Only the lines from the one holding "Clone this chart in matplotlib." through the one holding "plt.rcParams['font.family'] = 'DejaVu Sans'" are to be retyped, exactly as they appear, with both boundary lines included.

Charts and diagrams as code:
########

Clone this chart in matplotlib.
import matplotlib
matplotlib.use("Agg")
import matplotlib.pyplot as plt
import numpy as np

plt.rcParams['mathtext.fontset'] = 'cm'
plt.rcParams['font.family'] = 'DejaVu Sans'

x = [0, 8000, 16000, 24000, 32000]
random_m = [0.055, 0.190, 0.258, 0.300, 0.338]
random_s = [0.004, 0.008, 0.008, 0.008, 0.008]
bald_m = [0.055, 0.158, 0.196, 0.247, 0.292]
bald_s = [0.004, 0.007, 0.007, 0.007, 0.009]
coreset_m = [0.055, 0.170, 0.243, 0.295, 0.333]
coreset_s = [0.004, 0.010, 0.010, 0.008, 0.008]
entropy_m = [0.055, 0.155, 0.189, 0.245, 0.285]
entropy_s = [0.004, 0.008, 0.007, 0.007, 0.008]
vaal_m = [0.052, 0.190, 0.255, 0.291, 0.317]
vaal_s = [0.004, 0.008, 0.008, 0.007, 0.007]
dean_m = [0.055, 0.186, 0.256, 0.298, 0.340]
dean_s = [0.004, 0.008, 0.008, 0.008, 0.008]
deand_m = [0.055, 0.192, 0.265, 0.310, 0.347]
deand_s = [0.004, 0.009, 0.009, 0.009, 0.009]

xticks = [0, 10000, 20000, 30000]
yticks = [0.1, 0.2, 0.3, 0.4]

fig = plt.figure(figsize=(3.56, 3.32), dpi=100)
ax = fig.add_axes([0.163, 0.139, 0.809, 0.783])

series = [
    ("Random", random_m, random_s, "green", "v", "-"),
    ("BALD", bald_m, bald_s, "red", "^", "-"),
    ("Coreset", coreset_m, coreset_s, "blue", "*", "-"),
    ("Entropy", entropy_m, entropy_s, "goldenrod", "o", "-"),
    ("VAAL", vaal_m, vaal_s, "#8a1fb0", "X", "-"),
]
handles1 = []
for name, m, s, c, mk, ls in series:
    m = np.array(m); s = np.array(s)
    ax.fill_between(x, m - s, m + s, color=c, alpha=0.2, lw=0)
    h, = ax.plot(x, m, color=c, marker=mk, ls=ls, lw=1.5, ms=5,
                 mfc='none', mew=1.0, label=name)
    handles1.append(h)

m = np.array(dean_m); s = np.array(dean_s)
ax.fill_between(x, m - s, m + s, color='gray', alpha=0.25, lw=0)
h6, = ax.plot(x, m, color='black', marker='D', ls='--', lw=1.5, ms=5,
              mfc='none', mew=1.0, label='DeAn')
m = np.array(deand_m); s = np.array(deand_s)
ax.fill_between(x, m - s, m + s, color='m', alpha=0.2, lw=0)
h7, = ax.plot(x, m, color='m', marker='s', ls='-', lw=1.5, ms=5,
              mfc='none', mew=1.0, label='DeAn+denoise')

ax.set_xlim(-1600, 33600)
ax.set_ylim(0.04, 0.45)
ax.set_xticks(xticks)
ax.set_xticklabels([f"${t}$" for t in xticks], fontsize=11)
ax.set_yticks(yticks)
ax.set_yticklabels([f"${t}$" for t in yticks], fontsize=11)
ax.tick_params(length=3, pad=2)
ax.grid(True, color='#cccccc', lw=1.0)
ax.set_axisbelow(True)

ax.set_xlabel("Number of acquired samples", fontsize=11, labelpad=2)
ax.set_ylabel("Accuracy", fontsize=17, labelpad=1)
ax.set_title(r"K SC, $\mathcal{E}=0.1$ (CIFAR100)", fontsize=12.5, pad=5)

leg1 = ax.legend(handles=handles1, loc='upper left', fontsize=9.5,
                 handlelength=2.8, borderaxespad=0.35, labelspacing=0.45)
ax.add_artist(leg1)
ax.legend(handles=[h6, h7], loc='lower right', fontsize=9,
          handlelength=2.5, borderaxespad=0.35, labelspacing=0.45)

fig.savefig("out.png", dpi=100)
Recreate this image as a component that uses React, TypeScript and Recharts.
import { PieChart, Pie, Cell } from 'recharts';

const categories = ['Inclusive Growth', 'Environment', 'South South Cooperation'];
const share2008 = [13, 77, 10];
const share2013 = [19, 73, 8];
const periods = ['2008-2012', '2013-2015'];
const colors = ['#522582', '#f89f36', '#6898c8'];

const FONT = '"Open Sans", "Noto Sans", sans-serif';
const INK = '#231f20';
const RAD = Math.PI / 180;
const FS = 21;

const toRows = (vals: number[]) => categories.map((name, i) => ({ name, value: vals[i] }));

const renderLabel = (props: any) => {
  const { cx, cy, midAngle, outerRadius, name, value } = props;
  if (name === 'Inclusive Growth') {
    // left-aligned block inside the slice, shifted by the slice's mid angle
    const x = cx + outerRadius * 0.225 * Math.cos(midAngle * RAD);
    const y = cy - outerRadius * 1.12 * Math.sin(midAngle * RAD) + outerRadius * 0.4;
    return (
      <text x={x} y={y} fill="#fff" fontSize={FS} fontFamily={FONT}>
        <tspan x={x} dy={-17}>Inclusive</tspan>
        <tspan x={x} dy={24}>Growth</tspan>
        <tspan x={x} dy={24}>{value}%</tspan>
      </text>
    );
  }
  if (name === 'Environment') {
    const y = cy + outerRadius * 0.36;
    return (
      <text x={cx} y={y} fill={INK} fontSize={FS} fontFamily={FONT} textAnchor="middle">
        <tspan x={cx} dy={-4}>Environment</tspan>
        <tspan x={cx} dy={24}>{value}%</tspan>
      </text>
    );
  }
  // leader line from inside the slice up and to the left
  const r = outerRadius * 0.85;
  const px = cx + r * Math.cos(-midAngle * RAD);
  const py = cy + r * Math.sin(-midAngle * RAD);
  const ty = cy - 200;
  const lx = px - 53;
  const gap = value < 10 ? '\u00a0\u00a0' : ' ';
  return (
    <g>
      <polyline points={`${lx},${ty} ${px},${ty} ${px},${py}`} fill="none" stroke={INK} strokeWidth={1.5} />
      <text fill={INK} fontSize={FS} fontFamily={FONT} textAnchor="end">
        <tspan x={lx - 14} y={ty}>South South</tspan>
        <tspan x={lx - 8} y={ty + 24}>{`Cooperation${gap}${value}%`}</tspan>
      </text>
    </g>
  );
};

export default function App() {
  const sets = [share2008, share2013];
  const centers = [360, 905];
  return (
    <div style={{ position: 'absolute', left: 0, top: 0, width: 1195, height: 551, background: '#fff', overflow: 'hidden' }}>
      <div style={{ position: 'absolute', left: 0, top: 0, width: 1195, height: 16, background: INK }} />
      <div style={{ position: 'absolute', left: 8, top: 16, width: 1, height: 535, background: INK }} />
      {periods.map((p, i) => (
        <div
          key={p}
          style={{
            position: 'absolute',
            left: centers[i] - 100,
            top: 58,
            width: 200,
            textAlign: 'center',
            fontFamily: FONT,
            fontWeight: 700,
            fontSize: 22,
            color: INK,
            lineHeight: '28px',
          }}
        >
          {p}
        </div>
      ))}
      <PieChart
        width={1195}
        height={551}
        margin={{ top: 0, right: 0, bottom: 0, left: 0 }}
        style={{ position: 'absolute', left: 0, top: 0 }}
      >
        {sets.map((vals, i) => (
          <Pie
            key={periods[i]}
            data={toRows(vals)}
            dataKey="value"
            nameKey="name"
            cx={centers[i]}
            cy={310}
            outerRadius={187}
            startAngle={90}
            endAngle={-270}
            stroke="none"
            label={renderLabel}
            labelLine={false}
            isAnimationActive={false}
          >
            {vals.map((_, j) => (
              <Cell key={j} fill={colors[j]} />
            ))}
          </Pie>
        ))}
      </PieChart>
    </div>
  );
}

########

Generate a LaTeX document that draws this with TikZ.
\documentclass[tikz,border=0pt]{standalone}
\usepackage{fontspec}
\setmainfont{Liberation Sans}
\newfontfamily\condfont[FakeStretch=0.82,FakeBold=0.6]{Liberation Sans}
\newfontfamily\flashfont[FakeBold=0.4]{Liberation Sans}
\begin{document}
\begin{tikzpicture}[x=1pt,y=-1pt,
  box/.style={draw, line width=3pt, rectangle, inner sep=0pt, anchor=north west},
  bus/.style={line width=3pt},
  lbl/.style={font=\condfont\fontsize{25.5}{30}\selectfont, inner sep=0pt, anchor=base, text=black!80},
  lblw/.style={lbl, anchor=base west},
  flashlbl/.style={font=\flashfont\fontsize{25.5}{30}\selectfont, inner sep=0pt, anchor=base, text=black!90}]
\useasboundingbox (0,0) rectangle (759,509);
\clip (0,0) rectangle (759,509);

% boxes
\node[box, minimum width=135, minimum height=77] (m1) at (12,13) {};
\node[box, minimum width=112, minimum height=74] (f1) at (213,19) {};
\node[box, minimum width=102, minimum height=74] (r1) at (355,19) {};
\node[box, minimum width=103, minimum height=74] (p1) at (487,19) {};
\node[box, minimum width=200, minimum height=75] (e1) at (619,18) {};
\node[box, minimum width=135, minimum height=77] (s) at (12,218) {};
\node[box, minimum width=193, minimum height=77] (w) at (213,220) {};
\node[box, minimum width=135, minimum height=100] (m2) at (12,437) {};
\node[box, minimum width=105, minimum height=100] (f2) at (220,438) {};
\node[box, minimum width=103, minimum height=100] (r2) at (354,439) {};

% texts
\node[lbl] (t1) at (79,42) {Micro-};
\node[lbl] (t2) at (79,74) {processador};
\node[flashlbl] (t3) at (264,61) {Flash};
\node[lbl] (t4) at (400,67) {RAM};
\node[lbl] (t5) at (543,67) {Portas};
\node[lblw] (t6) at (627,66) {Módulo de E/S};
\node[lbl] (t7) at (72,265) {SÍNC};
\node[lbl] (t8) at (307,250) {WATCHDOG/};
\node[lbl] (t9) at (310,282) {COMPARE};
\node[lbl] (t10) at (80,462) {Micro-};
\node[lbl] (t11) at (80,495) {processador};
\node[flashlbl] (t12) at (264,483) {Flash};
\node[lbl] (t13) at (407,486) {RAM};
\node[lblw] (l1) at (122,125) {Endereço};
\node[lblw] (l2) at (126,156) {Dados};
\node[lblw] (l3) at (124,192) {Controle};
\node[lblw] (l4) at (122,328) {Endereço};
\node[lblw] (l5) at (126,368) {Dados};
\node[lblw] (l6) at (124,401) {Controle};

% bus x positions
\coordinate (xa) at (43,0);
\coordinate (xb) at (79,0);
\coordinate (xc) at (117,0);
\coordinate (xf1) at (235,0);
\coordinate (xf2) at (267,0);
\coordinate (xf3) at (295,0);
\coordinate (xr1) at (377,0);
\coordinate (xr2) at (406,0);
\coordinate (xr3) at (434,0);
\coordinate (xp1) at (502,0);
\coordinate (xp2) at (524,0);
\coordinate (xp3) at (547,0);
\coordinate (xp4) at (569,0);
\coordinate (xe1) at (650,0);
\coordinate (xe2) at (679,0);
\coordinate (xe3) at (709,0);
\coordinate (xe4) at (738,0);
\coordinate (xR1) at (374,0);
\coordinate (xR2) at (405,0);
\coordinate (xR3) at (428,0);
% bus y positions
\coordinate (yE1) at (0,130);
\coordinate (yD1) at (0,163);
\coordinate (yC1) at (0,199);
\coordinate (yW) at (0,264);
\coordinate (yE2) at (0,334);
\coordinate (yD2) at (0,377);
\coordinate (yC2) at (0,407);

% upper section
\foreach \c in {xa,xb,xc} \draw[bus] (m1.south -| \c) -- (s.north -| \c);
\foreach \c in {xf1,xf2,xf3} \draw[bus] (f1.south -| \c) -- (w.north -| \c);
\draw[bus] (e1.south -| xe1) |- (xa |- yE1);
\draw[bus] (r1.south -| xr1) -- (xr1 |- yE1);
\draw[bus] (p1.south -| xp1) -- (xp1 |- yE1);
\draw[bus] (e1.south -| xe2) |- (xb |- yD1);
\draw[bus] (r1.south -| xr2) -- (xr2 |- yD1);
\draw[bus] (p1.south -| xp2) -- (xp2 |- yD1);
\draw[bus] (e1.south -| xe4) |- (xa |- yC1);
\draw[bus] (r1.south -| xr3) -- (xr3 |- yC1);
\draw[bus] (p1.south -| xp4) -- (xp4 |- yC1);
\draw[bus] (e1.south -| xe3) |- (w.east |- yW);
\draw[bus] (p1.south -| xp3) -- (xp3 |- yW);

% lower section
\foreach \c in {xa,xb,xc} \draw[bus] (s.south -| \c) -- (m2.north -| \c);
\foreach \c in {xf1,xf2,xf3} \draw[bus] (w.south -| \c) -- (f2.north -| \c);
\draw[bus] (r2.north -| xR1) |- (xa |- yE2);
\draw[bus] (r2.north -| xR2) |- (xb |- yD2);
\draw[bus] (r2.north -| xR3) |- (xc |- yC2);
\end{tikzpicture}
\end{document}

########

Solution to this problem =>
Clone this chart in matplotlib.
import matplotlib
matplotlib.use("Agg")
import matplotlib.pyplot as plt
import numpy as np

plt.rcParams['mathtext.fontset'] = 'cm'
plt.rcParams['font.family'] = 'DejaVu Sans'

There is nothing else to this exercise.